Make a Grocery List. Make a grocery list based on your menu planning for the week. A list helps you make sure you do not forget anything, but it also helps you to avoid impulse buys. Avoid shopping when you are hungry. It is easier to stick to the list when your stomach is not pushing you to purchase extra food.



WHOLE HOUSE.


SMART Water Heaters with Controllers. Enjoying a hot shower is one of life’s simple pleasures. But it comes at a cost. Having hot water at the ready means it is constantly being heated and reheated leading to needless energy consumption. If your old water heater is due for a replacement, getting a smart one will help save money. You can also upgrade your traditional model with a smart controller.



Adjust Your Water Heater. Lowering your water heater temperature down to 120 degrees can help save energy costs. It is estimated that you can save up to $30 annually for every 10-degree reduction.


Install Water Efficient Fixtures. From low flow toilets to water saving shower heads, technology on the low flow front has advanced significantly. You will not notice the difference between a low flow shower and a regular shower head any more. It also helps to track down and plug leaks. A leaky faucet that leaks at a rate of 1 drip per second wastes up to 11,000 liters/year. If you fix a leaky hot water faucet, you will save on your utility bill as well.



Tune up Your HVAC Regularly. Home heating is the single highest energy user. In addition to changing filters, a yearly tune-up of your heating and cooling system can improve efficiency and help your equipment last longer. It is tempting to just set your thermostat to your ideal temperature and let it run. But by compromising a few degrees and putting on a sweater or turning on a fan, you can save on your energy bills in the long term. Closing the blinds during the summer and investing in weather-proof windows and doors can also help regulate your home’s temperature without touching the thermostat. For every degree below 68 degrees, you save 5% on costs.



Close Closet Doors. Help keep your energy costs lower by closing closet doors, so you are not needlessly heating and cooling closet space.


Use Energy Efficient Lighting. Now that the old-fashioned incandescent bulbs are being phased-out, finding affordable CFL and LED bulb options are getting easier. You can save about $80 over the lifetime of the bulb. The total lifetime savings from these energy-efficient bulbs will greatly out-weigh their initial investment and save on overall energy costs. Leaving lights on when you are not in the room is an easy mistake to make but that energy expenditure adds up over time. By that same token, electronics are using electricity even when they are turned off, so try unplugging them when not in use. If that sounds like too much of a pain, try plugging multiple electronics into a single power strip so you can easily switch it off when you are finished.
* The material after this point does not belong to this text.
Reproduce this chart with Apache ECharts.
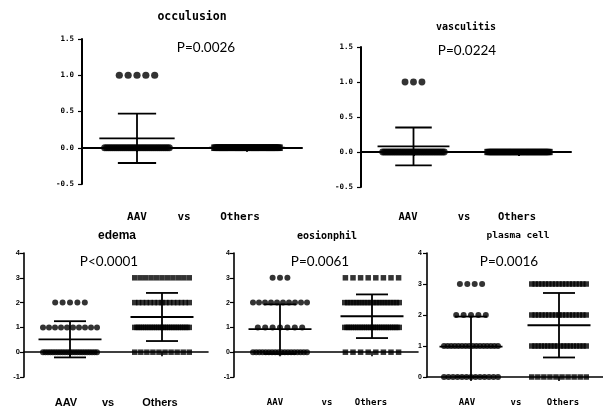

Shop at the Right Time of Year. Time your purchases to get the cheapest prices. Think furniture, fitness equipment, bedding, linens, and TVs in January/February, back-to-school supplies in August, barbecues in the fall, and holiday décor after Christmas. If you are in the market for a new computer, wait until the back-to-school rush is over and buy one in September.



This January, pick two areas where you think you can cut back on your spending. The goal is to cut back for just one month on those areas as much as you can. Having this goal makes it feel achievable rather than impossible. If you are looking for a place to shave some money off your budget, these tips are a great starting point! By incorporating these simple habits into your everyday life, you could save enough to be guilt-free when you make that impulse buy or just save for the future.